** BEGIN **

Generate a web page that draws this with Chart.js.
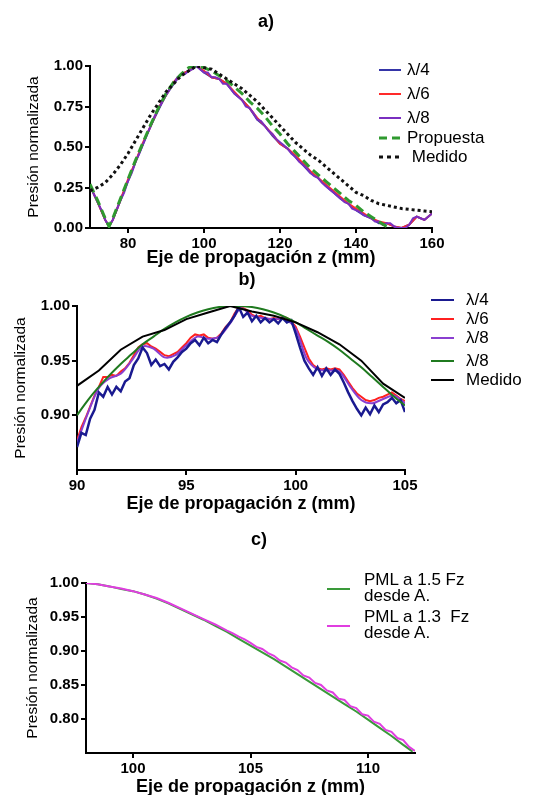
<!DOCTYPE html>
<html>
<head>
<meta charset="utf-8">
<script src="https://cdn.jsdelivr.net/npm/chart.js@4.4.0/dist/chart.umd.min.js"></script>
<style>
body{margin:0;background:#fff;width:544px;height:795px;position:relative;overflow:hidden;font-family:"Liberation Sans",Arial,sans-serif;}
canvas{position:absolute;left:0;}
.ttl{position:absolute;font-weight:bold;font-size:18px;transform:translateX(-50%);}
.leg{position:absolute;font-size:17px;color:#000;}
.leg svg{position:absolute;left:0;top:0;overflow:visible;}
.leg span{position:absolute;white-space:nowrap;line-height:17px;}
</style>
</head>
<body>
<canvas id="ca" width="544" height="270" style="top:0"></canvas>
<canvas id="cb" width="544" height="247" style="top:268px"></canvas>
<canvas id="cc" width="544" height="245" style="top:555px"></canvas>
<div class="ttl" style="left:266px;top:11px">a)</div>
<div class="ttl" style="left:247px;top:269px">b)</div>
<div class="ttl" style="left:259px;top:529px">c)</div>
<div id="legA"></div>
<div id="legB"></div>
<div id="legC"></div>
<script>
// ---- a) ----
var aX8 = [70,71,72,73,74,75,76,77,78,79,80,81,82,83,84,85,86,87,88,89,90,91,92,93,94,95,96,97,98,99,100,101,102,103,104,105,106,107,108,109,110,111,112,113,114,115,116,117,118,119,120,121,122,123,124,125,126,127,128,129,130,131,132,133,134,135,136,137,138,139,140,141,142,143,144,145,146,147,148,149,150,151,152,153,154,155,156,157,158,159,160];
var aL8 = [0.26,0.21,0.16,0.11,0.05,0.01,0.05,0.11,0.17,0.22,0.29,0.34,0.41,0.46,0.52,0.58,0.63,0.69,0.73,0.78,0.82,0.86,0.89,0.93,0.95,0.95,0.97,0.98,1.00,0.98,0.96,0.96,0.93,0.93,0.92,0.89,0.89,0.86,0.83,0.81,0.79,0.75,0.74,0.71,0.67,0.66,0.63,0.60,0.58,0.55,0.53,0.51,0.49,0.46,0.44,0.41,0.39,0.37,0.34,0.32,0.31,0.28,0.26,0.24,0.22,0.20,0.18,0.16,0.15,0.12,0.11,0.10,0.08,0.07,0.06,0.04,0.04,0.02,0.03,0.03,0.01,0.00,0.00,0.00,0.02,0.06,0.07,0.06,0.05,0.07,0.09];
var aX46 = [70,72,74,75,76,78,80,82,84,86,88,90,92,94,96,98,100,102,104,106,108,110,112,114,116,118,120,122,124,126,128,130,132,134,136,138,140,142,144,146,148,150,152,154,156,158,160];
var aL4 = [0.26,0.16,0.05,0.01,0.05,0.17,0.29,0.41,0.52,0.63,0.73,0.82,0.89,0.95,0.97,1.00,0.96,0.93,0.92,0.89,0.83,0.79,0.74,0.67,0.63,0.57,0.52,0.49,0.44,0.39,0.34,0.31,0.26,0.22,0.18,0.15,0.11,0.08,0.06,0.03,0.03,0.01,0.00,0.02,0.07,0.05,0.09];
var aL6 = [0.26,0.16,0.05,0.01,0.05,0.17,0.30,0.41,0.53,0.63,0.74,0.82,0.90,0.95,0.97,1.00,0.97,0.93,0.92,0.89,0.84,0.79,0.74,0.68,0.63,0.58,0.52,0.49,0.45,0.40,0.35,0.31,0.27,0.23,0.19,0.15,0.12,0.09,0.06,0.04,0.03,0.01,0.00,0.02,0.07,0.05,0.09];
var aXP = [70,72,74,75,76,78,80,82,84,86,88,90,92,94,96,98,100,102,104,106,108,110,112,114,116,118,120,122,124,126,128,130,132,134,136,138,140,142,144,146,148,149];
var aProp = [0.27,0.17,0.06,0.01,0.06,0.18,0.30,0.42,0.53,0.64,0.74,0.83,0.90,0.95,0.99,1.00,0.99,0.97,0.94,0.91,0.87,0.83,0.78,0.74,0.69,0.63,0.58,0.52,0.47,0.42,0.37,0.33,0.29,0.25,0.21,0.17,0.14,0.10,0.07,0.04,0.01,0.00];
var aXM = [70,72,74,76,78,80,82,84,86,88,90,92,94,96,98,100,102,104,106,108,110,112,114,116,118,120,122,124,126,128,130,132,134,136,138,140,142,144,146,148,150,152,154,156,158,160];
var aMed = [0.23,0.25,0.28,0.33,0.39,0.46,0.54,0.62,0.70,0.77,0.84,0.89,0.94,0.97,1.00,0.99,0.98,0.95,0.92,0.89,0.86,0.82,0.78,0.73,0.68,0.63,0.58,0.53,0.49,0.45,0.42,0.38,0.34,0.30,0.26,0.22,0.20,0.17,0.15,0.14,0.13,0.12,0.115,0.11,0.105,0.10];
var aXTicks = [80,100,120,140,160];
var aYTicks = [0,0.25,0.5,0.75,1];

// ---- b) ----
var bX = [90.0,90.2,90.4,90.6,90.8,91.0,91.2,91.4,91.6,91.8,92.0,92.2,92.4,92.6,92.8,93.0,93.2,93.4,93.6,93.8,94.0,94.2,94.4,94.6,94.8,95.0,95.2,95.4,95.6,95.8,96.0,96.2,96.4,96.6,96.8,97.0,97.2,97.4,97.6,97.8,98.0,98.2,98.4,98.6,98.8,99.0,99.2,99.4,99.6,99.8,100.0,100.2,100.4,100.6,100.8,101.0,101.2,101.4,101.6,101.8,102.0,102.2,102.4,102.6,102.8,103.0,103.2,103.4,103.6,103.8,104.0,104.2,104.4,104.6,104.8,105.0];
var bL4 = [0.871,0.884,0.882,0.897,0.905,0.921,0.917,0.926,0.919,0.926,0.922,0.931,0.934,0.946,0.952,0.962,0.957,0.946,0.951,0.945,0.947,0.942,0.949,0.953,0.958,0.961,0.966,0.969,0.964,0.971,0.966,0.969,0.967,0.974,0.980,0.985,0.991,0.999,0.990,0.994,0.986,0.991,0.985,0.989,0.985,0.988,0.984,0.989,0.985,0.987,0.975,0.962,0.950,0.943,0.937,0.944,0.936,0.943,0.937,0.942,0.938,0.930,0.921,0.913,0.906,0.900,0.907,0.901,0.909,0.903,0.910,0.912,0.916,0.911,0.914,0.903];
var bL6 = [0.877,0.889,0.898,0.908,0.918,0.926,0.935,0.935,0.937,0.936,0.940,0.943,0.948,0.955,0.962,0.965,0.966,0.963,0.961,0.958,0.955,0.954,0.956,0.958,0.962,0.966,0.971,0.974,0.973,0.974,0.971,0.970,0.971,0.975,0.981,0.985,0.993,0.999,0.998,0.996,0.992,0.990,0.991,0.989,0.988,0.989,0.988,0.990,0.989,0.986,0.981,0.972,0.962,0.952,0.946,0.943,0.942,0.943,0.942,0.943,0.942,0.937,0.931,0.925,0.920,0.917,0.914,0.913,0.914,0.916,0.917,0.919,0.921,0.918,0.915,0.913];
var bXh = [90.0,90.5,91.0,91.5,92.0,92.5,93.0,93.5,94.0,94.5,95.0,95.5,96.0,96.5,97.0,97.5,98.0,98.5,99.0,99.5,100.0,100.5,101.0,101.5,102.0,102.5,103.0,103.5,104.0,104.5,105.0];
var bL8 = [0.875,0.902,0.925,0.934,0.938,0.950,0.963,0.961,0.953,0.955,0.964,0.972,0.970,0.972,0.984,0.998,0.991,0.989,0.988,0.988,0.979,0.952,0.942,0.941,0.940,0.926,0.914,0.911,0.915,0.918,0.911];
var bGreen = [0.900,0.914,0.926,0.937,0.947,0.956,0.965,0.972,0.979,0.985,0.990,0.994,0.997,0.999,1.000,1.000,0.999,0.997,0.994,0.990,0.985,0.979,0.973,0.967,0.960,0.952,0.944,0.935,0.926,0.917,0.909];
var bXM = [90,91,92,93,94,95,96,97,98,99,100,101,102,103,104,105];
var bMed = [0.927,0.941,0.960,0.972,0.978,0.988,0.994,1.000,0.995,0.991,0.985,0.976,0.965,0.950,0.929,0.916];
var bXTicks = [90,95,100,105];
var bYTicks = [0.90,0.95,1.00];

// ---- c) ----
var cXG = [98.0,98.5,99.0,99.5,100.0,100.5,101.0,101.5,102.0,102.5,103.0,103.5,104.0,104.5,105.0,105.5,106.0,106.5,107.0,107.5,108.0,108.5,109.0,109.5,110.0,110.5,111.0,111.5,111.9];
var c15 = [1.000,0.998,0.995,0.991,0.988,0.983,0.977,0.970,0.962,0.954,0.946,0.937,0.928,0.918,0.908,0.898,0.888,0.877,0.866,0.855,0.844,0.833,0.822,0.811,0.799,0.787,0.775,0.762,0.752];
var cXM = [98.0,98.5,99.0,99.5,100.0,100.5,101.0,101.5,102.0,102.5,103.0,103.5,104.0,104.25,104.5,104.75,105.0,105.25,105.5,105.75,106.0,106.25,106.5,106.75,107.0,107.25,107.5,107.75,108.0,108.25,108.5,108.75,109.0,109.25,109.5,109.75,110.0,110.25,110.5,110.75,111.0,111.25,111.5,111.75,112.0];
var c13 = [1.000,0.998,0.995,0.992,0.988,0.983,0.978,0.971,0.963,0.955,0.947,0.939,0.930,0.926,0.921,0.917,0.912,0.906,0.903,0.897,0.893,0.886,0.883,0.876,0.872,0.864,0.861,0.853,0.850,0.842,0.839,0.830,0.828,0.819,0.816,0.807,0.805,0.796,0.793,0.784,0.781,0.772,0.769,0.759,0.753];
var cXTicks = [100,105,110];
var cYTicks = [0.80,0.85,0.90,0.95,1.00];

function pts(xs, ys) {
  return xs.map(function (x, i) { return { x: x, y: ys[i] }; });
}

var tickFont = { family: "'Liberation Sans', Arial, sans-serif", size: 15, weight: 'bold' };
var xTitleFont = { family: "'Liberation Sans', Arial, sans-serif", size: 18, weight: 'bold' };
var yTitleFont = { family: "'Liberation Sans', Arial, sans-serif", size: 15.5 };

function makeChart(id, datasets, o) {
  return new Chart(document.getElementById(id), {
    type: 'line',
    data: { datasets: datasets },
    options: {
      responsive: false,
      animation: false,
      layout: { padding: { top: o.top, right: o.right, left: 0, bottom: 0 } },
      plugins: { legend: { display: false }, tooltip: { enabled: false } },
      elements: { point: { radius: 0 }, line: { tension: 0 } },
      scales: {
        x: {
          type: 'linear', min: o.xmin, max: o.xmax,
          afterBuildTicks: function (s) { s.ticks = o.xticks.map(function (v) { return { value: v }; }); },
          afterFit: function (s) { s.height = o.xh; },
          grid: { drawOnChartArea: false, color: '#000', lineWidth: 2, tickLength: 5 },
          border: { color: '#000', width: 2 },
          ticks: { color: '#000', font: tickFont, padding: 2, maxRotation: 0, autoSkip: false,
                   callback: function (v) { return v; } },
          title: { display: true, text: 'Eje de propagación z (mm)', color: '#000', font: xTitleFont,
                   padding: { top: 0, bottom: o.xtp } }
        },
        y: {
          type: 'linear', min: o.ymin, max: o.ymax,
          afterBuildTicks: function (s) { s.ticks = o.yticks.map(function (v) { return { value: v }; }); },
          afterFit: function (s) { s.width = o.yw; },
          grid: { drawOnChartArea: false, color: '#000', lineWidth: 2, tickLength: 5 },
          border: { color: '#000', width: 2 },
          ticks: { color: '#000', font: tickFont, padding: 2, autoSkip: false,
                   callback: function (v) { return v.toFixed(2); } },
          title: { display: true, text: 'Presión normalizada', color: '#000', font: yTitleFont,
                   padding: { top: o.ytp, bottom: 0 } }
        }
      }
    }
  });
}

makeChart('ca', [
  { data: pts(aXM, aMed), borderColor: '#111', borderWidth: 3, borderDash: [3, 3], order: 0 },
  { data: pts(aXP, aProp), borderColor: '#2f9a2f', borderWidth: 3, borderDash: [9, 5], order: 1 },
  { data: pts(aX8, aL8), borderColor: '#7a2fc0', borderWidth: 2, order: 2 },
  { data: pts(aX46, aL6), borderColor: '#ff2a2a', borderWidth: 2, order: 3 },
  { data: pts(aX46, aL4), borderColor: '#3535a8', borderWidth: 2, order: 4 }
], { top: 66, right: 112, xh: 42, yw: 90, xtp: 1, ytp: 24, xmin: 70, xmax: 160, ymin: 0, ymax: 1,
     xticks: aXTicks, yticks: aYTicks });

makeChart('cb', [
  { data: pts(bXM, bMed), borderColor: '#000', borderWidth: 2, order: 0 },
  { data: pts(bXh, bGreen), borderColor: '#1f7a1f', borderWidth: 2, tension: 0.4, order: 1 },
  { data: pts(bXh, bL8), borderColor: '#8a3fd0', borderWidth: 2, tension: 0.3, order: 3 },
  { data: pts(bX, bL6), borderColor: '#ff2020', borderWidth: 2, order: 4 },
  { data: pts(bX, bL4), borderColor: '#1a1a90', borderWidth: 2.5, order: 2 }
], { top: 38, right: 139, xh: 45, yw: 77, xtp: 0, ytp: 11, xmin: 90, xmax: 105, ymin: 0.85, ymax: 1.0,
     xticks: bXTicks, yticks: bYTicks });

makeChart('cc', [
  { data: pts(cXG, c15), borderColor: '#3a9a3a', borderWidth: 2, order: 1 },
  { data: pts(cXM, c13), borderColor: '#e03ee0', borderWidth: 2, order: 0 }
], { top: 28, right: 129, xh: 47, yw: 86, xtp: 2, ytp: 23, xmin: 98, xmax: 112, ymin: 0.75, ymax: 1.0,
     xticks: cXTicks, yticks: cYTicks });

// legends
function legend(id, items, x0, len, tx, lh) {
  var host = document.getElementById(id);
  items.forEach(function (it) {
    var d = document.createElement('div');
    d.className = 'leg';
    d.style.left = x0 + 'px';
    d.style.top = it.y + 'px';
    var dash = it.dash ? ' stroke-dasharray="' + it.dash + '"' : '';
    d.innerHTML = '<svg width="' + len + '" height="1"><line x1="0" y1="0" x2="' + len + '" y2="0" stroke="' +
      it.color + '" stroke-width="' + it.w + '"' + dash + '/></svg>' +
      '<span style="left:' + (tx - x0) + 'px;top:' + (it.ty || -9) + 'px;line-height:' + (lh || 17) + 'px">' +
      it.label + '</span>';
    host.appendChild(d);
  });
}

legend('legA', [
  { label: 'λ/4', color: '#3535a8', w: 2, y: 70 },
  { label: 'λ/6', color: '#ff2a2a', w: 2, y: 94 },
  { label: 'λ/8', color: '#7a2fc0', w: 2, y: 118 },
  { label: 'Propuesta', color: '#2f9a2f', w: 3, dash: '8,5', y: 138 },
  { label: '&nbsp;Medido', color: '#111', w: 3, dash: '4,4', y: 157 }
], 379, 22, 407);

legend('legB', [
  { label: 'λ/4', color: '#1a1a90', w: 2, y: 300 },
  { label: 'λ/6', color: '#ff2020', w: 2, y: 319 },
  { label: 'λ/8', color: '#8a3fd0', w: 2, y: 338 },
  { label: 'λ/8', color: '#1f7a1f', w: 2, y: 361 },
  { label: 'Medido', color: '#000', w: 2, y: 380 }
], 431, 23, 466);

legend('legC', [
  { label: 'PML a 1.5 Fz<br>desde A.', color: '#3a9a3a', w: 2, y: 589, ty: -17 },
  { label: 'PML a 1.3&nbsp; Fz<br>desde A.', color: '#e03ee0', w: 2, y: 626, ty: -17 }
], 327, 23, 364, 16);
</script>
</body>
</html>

** END **
** BEGIN **

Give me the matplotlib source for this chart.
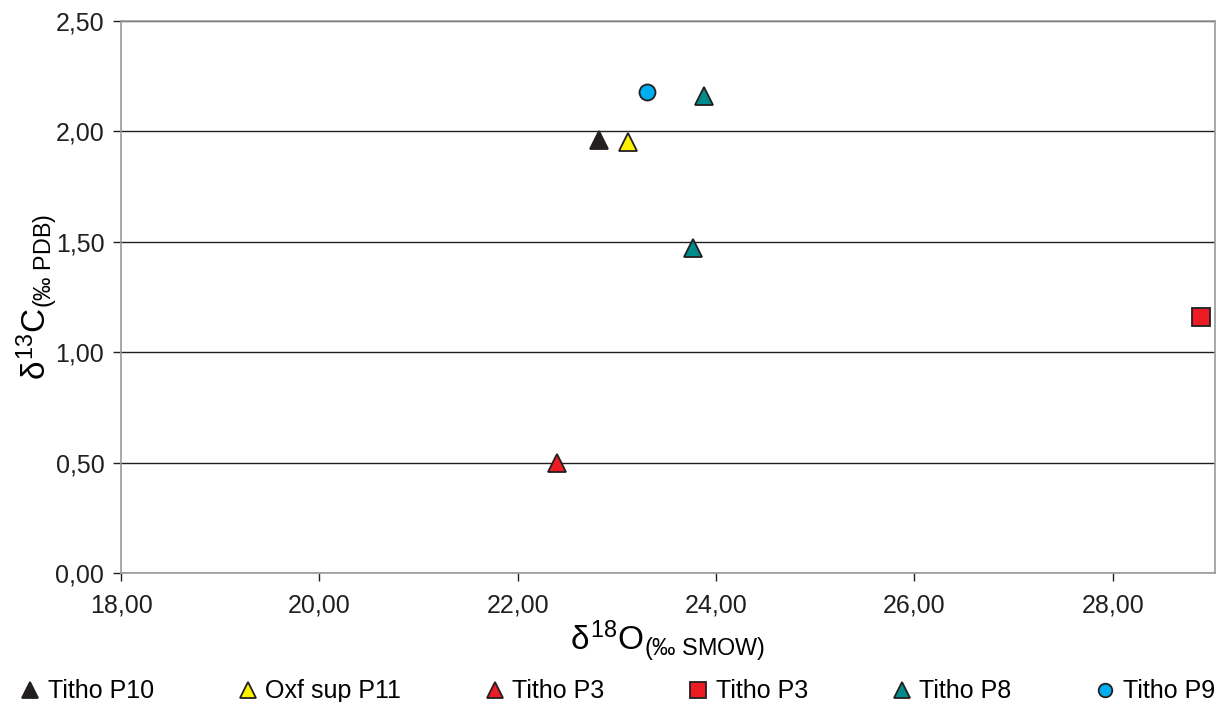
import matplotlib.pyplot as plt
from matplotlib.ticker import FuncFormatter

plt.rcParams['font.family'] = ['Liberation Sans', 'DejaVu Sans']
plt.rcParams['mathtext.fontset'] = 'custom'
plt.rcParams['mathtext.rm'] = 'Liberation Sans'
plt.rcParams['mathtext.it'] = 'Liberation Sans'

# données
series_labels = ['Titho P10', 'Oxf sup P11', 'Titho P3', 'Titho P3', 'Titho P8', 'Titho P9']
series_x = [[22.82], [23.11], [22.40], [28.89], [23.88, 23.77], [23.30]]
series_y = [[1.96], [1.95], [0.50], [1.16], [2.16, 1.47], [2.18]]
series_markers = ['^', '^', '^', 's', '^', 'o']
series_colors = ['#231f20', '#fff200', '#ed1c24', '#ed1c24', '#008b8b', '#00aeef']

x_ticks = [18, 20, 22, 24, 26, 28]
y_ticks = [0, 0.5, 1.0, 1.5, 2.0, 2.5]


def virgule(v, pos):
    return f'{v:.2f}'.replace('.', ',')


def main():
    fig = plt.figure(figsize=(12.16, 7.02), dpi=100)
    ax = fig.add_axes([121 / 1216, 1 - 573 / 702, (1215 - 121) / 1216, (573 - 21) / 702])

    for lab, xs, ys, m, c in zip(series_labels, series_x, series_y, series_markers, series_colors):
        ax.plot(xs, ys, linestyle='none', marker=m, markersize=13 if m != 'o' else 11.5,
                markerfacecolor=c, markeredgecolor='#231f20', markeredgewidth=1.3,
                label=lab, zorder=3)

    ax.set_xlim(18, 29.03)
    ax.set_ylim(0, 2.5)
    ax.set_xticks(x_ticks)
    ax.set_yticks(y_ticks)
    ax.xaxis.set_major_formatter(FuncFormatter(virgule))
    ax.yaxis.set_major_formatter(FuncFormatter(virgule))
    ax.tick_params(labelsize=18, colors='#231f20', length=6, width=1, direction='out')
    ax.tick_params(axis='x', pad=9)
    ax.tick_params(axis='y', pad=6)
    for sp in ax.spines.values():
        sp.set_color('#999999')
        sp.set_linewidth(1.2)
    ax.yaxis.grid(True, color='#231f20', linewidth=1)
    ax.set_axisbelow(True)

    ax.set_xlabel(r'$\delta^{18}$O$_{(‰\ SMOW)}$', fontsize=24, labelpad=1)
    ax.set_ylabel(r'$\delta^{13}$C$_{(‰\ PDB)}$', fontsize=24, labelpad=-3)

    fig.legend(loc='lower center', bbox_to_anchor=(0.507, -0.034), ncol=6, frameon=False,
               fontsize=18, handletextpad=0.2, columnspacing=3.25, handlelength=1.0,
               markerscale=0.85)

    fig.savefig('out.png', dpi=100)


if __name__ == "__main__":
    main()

** END **
** BEGIN **

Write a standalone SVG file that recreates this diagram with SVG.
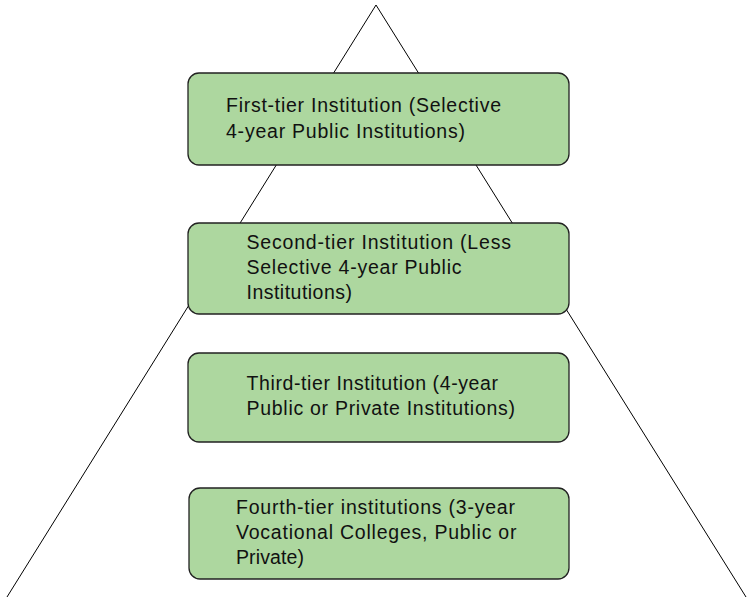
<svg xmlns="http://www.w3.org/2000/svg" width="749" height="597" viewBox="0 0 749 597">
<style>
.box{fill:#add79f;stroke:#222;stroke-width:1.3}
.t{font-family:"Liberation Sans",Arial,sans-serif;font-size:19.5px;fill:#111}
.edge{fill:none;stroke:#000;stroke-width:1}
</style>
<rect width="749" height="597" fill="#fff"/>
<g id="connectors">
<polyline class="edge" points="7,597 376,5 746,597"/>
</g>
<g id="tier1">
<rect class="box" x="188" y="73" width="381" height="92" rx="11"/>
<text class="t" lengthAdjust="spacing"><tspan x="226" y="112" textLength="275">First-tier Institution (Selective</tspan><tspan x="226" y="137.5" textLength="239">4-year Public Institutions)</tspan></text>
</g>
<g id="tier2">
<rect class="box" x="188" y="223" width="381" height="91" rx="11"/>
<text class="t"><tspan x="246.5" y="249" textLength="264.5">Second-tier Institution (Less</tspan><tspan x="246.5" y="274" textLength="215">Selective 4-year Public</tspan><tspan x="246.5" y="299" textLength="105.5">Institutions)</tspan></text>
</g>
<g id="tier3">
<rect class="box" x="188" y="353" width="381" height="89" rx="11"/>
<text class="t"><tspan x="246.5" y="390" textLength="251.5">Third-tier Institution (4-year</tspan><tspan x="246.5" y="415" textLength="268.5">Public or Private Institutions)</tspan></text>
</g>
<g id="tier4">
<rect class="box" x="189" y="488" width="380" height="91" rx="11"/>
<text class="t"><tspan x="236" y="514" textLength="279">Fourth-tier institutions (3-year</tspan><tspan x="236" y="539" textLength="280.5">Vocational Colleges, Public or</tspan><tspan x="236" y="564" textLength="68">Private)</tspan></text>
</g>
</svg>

** END **

* **EXERCISE GOAL**: Go to the line that contains "Give me the matplotlib source for this chart." and copy from there down to the line that contains "y_ticks = [0, 0.5, 1.0, 1.5, 2.0, 2.5]", with both lines included. Pass over the pictures.

* **EXPECTED OUTPUT**:
Give me the matplotlib source for this chart.
import matplotlib.pyplot as plt
from matplotlib.ticker import FuncFormatter

plt.rcParams['font.family'] = ['Liberation Sans', 'DejaVu Sans']
plt.rcParams['mathtext.fontset'] = 'custom'
plt.rcParams['mathtext.rm'] = 'Liberation Sans'
plt.rcParams['mathtext.it'] = 'Liberation Sans'

# données
series_labels = ['Titho P10', 'Oxf sup P11', 'Titho P3', 'Titho P3', 'Titho P8', 'Titho P9']
series_x = [[22.82], [23.11], [22.40], [28.89], [23.88, 23.77], [23.30]]
series_y = [[1.96], [1.95], [0.50], [1.16], [2.16, 1.47], [2.18]]
series_markers = ['^', '^', '^', 's', '^', 'o']
series_colors = ['#231f20', '#fff200', '#ed1c24', '#ed1c24', '#008b8b', '#00aeef']

x_ticks = [18, 20, 22, 24, 26, 28]
y_ticks = [0, 0.5, 1.0, 1.5, 2.0, 2.5]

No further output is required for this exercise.